:: DATASET SECTION ::
--- Begin ---
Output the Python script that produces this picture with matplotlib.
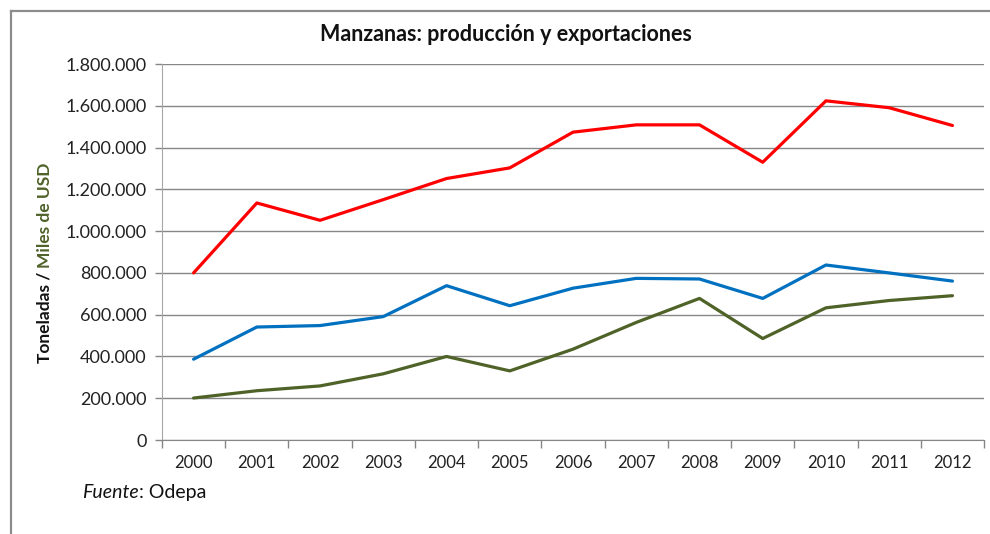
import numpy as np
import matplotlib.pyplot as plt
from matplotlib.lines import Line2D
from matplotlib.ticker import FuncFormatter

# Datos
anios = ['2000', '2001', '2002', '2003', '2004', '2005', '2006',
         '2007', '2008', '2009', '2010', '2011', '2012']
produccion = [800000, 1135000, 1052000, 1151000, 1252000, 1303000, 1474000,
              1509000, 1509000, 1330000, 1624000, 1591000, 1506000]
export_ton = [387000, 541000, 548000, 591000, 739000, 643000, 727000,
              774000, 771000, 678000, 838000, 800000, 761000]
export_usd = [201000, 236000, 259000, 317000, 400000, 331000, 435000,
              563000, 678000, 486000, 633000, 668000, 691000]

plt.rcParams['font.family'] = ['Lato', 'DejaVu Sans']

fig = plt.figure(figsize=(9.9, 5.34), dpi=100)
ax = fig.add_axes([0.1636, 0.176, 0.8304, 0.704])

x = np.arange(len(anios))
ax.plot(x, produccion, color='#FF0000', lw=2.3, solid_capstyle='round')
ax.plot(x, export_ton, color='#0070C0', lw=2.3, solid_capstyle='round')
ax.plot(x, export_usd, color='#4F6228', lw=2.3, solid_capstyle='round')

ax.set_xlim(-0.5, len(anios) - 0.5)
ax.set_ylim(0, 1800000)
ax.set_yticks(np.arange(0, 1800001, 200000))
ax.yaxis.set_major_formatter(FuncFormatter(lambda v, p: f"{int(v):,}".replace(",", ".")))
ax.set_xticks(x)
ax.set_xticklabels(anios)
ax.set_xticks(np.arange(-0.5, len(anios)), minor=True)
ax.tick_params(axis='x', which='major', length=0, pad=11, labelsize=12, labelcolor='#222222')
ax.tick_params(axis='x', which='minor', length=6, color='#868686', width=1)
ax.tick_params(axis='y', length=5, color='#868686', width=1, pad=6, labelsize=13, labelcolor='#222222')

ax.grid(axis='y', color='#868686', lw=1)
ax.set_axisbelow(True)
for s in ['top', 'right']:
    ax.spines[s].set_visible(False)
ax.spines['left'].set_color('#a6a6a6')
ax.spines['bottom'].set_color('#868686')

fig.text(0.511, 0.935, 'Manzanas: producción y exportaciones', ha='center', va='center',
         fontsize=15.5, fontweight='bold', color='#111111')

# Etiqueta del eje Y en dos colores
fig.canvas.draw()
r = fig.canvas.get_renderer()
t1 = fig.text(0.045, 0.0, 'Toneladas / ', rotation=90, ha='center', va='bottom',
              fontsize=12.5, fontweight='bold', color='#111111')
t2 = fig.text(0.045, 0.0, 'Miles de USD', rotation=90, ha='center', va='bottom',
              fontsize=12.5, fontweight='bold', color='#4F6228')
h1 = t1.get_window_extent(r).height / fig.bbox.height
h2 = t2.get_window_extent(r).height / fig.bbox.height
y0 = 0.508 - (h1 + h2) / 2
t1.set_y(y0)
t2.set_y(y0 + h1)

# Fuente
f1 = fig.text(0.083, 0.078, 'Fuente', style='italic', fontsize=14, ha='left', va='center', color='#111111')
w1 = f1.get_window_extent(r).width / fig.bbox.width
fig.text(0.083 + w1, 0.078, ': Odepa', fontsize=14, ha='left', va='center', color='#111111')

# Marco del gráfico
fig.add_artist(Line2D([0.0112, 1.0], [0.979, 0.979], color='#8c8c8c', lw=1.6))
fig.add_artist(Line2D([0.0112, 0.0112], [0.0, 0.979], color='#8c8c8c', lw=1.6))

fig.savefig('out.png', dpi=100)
--- End ---
Lines that include the word "matplotlib" are to be extracted from the data above.

:: SOLVED EXERCISE ::
Output the Python script that produces this picture with matplotlib.
import matplotlib.pyplot as plt
from matplotlib.lines import Line2D
from matplotlib.ticker import FuncFormatter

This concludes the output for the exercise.